Mei Zhu stocks items in her grocery store, Mei’s Grocery, in San Francisco’s Chinatown neighborhood on April 21, 2025. (Beth LaBerge/KQED)
Several Chinatown business owners, interviewed by KQED through a Cantonese interpreter, echoed Zhu’s concerns. They say that if the trade war persists, they’ll be forced to shut down or retire early.
The situation has pushed San Francisco’s Chinatown — which has served as an immigrant gateway and economic hub for more than a century — into an existential crisis, according to Malcolm Yeung, executive director of the Chinatown Community Development Center.
“ This has always been a community that has been built around trade,” he said. “Trade created an opportunity for upward economic mobility for people through owning stores, or by leveraging relationships that they have back in China.”
Yeung said the tariffs signal that this way of life is cut off.

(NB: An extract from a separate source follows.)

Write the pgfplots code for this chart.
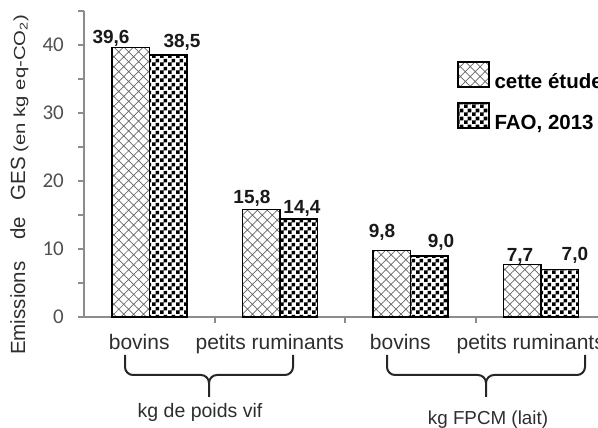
\documentclass[border=0pt]{standalone}
\usepackage{fontspec}
\setmainfont{Liberation Sans}
\newfontfamily\carl{Carlito}
\usepackage{graphicx}
\usepackage{pgfplots}
\pgfplotsset{compat=1.18}
\usetikzlibrary{patterns,patterns.meta}
\definecolor{axgray}{HTML}{8C8C8C}
\definecolor{txtgray}{HTML}{2E2E2E}
\definecolor{tickgray}{HTML}{505050}
\pgfdeclarepatternformonly{bigchecker}{\pgfpointorigin}{\pgfqpoint{7.6pt}{7.6pt}}{\pgfqpoint{7.6pt}{7.6pt}}{%
  \pgfpathrectangle{\pgfpointorigin}{\pgfqpoint{3.8pt}{3.8pt}}%
  \pgfpathrectangle{\pgfqpoint{3.8pt}{3.8pt}}{\pgfqpoint{3.8pt}{3.8pt}}%
  \pgfusepath{fill}}
\begin{document}
\begin{tikzpicture}
\begin{axis}[
  at={(84pt,111pt)}, anchor=south west,
  scale only axis, width=522pt, height=306pt,
  xmin=-0.5, xmax=3.5, ymin=0, ymax=45,
  axis lines=left,
  axis line style={draw=axgray, line width=2pt, -},
  xtick={0,1,2,3},
  xticklabels={bovins, petits ruminants, bovins, petits ruminants},
  minor xtick={0.5,1.5,2.5},
  major x tick style={draw=none},
  minor x tick style={draw=axgray, line width=2pt},
  ytick={0,10,20,30,40},
  yticklabels={0,10,20,30,40},
  minor ytick={5,15,25,35,45},
  y tick style={draw=axgray, line width=2pt},
  major tick length=6pt, minor tick length=6pt,
  tick align=outside,
  /pgf/number format/assume math mode=true,
  xticklabel style={font=\fontsize{21}{21}\selectfont, text=txtgray, anchor=base, inner sep=0pt, yshift=-27pt, xshift=-10pt},
  yticklabel style={font=\carl\fontsize{21}{21}\selectfont, text=tickgray, anchor=east, inner sep=0pt, xshift=-14pt},
  clip=false,
  legend style={at={(0.7146,0.8366)}, anchor=north west, draw=none, fill=none,
    inner sep=0pt, outer sep=0pt, row sep=12pt,
    font=\bfseries\fontsize{20.5}{20.5}\selectfont,
    nodes={inner sep=0pt, outer sep=0pt}},
  legend cell align=left,
  legend image code/.code={\draw[#1, line width=1.5pt] (0pt,-5pt) rectangle (31pt,20pt); \path (36pt,0pt);},
]
\addplot[ybar, bar width=37.5pt, bar shift=-18.75pt, draw=black, line width=1.5pt,
  pattern={Hatch[angle=45,distance=7pt,line width=0.7pt]}, pattern color=black!60]
  coordinates {(0,39.6) (1,15.8) (2,9.8) (3,7.7)};
\addlegendentry{cette étude}
\addplot[ybar, bar width=37.5pt, bar shift=18.75pt, draw=black, line width=1.5pt,
  pattern=bigchecker, pattern color=black]
  coordinates {(0,38.5) (1,14.4) (2,9.0) (3,7.0)};
\addlegendentry{FAO, 2013}
\begin{scope}[every node/.style={anchor=base, inner sep=0pt, font=\bfseries\fontsize{19}{19}\selectfont, text=black!90}]
\node at (axis cs:-0.293,40.29) {39,6};
\node at (axis cs:0.251,39.56) {38,5};
\node at (axis cs:0.787,16.76) {15,8};
\node at (axis cs:1.170,15.29) {14,4};
\node at (axis cs:1.784,11.76) {9,8};
\node at (axis cs:2.236,10.15) {9,0};
\node at (axis cs:2.841,8.09) {7,7};
\node at (axis cs:3.262,8.24) {7,0};
\end{scope}
\end{axis}
% y label
\node[rotate=90, anchor=base west, inner sep=0pt, text=txtgray] at (25pt,73pt)
  {\fontsize{20.5}{20.5}\selectfont Emissions\hspace{22pt}de\hspace{16pt}GES\hspace{5pt}\scalebox{1.27}[1]{\fontsize{16}{16}\selectfont (en kg eq-CO\textsubscript{2})}};
% braces
\begin{scope}[line width=2pt, draw=black!85]
\draw (125pt,73pt) -- (125pt,61pt) to[out=-90,in=180] (133pt,53pt) -- (201pt,53pt) to[out=0,in=90] (209pt,45pt) -- (209pt,31pt);
\draw (209pt,45pt) to[out=90,in=180] (217pt,53pt) -- (285pt,53pt) to[out=0,in=-90] (293pt,61pt) -- (293pt,73pt);
\draw (387pt,73pt) -- (387pt,61pt) to[out=-90,in=180] (395pt,53pt) -- (478pt,53pt) to[out=0,in=90] (486pt,45pt) -- (486pt,31pt);
\draw (486pt,45pt) to[out=90,in=180] (494pt,53pt) -- (577pt,53pt) to[out=0,in=-90] (585pt,61pt) -- (585pt,73pt);
\end{scope}
\node[anchor=base, inner sep=0pt, text=txtgray, font=\fontsize{19.5}{19.5}\selectfont] at (200pt,10pt) {kg de poids vif};
\node[anchor=base, inner sep=0pt, text=txtgray, font=\fontsize{18.8}{18.8}\selectfont] at (488pt,3pt) {kg FPCM (lait)};
\pgfresetboundingbox
\path[use as bounding box] (0pt,0pt) rectangle (598pt,428pt);
\end{tikzpicture}
\end{document}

Since taking office, President Donald Trump has deployed tariffs as a tool to pursue his policy agenda, which is meant to encourage domestic manufacturing and reduce trade deficits between the U.S. and its largest trading partners. China, in particular, has retaliated by raising its tariffs on all U.S. goods to 125%. As of Friday, China reportedly appeared to roll back some of the tax on U.S.-made semiconductors.
David Bachman, a professor of China studies at the University of Washington, said Trump’s tariff policies could be better defined.

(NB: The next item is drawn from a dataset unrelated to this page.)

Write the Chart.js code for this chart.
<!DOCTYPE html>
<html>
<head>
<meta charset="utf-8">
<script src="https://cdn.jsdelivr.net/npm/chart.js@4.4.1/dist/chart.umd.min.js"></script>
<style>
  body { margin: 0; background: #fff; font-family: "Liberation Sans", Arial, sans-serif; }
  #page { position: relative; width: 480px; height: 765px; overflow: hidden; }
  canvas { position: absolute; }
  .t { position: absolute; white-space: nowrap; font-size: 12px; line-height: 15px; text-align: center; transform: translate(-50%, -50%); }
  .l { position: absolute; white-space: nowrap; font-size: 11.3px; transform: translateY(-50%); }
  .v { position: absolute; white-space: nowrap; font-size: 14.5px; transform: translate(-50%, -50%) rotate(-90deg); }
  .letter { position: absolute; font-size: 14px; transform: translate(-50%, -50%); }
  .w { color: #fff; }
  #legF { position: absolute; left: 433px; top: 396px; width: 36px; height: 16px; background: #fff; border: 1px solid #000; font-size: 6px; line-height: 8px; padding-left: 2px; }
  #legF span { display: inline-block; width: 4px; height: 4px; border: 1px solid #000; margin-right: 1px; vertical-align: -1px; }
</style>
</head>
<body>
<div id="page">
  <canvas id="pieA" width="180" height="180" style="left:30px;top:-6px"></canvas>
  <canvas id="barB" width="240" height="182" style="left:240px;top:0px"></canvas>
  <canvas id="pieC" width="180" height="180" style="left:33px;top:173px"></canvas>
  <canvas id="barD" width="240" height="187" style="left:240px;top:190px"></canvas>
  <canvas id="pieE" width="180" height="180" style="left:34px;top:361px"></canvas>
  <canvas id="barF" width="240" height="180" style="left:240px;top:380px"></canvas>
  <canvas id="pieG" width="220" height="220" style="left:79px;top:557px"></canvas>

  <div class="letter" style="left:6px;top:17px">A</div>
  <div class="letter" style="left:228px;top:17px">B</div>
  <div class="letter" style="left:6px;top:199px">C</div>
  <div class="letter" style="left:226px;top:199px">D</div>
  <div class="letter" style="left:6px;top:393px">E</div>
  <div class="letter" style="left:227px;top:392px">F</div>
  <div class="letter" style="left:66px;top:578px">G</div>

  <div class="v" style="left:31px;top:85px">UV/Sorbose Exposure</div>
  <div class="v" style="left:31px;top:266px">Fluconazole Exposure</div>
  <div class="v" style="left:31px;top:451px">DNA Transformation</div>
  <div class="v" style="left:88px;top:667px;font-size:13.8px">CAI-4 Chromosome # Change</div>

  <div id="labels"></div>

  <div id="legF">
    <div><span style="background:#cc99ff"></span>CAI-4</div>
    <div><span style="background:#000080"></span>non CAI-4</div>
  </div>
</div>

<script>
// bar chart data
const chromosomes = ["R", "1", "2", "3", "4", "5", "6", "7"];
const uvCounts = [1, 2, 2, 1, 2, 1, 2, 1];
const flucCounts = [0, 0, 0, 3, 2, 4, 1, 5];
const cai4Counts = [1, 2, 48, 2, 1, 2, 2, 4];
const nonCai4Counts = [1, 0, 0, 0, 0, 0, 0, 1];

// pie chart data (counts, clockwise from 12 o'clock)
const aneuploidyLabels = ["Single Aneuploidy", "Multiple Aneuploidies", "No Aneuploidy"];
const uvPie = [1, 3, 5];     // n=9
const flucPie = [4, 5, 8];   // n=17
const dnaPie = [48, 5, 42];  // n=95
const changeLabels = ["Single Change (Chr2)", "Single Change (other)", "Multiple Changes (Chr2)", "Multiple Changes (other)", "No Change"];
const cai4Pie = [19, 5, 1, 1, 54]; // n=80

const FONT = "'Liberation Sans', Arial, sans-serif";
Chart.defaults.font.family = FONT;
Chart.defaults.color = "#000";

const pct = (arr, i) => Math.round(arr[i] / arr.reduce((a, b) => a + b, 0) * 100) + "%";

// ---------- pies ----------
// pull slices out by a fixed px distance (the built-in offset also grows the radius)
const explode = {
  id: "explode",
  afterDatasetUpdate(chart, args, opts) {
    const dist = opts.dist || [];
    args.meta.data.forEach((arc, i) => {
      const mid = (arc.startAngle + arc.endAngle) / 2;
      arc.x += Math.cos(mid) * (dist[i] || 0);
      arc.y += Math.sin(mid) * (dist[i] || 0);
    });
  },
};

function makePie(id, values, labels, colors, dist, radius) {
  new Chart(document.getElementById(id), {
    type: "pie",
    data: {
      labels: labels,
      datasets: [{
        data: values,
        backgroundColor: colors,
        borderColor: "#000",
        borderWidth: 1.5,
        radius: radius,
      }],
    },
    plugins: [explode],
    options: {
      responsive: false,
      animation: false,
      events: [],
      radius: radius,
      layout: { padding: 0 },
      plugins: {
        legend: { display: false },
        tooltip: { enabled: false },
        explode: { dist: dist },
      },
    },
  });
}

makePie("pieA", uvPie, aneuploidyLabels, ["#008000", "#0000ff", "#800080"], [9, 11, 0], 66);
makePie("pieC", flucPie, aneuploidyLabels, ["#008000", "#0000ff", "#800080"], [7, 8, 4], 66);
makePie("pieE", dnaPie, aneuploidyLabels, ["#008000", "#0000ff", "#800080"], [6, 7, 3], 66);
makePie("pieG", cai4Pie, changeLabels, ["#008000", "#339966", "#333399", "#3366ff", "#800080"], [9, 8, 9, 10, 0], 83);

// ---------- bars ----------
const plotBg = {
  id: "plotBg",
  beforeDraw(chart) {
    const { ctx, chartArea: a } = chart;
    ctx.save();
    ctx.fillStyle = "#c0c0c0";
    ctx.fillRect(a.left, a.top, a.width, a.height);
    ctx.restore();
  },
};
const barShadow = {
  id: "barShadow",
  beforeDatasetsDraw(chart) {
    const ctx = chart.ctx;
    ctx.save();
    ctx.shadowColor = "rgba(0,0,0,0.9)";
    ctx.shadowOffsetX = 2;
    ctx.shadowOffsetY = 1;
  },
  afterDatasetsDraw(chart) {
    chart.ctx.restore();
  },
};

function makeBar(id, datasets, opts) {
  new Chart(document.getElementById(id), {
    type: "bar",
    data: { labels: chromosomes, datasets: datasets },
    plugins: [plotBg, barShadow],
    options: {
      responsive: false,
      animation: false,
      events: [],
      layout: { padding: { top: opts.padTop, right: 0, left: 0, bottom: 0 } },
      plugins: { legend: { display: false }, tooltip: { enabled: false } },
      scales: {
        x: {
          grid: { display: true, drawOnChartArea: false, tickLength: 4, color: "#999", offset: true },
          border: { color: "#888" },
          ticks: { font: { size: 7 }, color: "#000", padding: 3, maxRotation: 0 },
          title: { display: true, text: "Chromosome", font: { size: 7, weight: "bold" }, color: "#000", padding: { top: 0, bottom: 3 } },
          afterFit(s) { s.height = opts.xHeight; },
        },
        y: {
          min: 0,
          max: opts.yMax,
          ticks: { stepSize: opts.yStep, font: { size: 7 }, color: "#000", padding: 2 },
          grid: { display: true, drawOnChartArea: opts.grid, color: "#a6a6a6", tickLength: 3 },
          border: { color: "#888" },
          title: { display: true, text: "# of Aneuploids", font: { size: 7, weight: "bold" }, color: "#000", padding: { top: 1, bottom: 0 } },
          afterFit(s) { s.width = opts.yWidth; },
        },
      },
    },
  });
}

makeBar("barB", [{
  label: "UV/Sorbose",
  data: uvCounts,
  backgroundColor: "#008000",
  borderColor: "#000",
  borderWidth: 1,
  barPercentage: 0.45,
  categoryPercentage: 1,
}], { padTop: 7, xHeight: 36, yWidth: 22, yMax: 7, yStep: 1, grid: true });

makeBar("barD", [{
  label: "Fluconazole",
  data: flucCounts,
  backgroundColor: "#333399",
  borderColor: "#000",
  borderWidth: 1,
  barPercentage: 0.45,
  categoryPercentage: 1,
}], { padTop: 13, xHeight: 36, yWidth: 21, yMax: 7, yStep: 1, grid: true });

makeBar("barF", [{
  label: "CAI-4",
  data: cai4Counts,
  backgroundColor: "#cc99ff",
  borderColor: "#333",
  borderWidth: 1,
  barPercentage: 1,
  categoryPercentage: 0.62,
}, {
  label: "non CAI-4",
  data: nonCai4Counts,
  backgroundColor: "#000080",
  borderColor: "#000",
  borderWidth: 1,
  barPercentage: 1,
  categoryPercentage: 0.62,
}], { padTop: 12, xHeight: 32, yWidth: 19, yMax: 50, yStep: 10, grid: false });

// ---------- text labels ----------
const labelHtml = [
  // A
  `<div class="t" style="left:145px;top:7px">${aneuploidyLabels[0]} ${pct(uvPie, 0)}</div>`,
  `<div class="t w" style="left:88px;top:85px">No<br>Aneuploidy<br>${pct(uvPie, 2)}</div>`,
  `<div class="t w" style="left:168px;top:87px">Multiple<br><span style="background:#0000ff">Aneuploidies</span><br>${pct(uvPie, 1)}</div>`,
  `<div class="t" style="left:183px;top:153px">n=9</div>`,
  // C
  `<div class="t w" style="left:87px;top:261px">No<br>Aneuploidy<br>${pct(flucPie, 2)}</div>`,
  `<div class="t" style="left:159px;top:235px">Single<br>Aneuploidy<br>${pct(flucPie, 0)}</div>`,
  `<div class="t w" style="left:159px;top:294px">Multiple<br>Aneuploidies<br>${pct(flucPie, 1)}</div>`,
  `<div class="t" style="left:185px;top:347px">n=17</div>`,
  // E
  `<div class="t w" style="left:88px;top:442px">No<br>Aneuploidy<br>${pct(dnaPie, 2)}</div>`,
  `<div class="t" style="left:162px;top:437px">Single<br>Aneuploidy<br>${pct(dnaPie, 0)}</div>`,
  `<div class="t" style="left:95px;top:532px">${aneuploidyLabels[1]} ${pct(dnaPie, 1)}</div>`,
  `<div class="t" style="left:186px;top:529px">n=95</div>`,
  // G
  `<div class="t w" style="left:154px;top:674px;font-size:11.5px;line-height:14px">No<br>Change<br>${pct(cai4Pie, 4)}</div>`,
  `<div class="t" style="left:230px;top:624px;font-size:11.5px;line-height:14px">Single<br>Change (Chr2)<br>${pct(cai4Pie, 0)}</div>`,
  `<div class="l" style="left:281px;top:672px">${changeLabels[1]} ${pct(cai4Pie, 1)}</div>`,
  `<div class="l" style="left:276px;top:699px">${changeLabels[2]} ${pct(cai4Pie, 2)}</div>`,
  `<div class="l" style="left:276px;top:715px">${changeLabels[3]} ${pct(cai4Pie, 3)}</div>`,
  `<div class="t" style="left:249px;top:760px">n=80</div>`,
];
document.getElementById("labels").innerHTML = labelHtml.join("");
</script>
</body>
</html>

“If [the Trump administration] is out to re-establish American manufacturing, they could have confined those tariffs to manufactured products and ignored agricultural products or other areas where it was extremely unlikely that the U.S. would establish production lines,” Bachman said.
Grant Avenue in San Francisco’s Chinatown neighborhood on April 21, 2025. (Beth LaBerge/KQED)

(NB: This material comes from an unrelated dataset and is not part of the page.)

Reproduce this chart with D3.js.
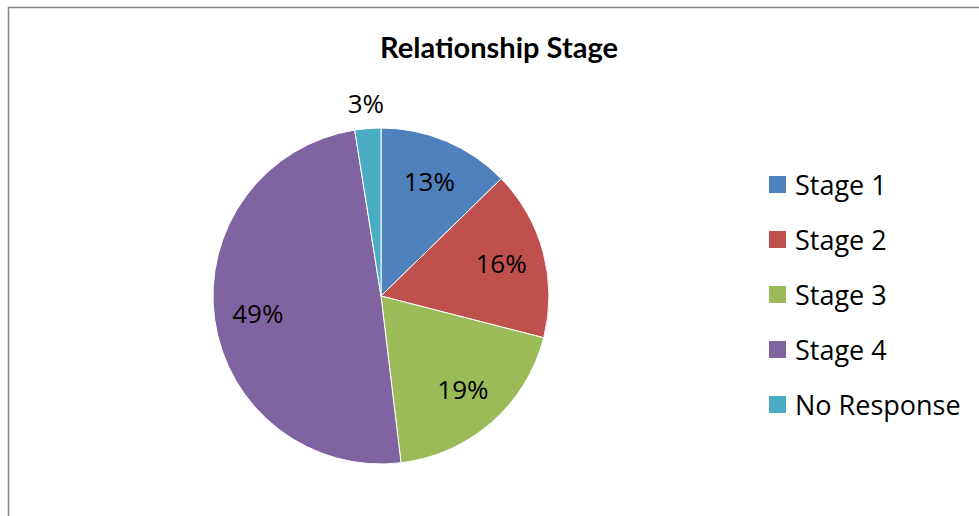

Consumers of Chinese imports are likely to feel the impacts of the tariffs, too, according to Bachman.
Daniel Young lives in Antioch and travels to the Chinatowns in San Francisco and Oakland to get things he can’t get anywhere else. He had a grocery bag full of Chinese products, including “Spanish ham” and lamb-flavored potato chips.
“ These bags were $11 a piece. They used to be $7. It’s ridiculous,” Young said, referring to a bag of fortune cookies he had bought.
Sam Liang, owner of Run Feng Hai Wei Chinese Herbal in San Francisco’s Chinatown, sells ingredients used in traditional Chinese medicine, including Tangerine peels, ginseng and chrysanthemum flowers. He said his suppliers have raised their prices by $3 to $4 a pound.
Owner Sam Liang weighs medical herbs at his shop, Run Feng Hai Wei Chinese Herbal Inc., in San Francisco’s Chinatown neighborhood on April 21, 2025. (Beth LaBerge/KQED)
“The impact is already becoming apparent now. When we go to suppliers to get goods, they’re often out of stock or have shortages,” Liang said.
Liang has operated Chinese medicine businesses in San Francisco’s Chinatown for the past eight years. He said his business was already struggling, but with the latest tariffs, revenue and profit have decreased by around 30%.
He added that some products might not appeal to his customers if they are manufactured in other countries.
“I’m worried about running out of inventory,” Liang said.
Owner Sam Liang at his shop, Run Feng Hai Wei Chinese Herbal Inc., in San Francisco’s Chinatown neighborhood on April 21, 2025. (Beth LaBerge/KQED)
These merchants may experience relief from the economic pressures soon. On Tuesday, Trump signaled that the “tariffs will come down substantially.”
“It’s very difficult to predict; we’re just taking it one day at a time,” said Liu, owner of Beijing Shopping Center, which specializes in specialty clothing from China, such as hand-embroidered wedding dresses.
Lui added that if the tariffs continue, she’ll consider pivoting to sell more clothing produced domestically — or close the store entirely.
Imported items fill the wall at Beijing Shopping Center in San Francisco’s Chinatown neighborhood on April 21, 2025. (Beth LaBerge/KQED)
Yeung said business owners in the neighborhood are feeling an “emerging sense of powerlessness,” but he’s confident the community will weather the storm, given its history of surviving adversity.
“ That’s actually the Chinatown story more than virtually anything else,” Yeung said. “We’ve found ways to just be here through thick and thin. I think we’re entering into a thin period, but this community in many ways is built for that.”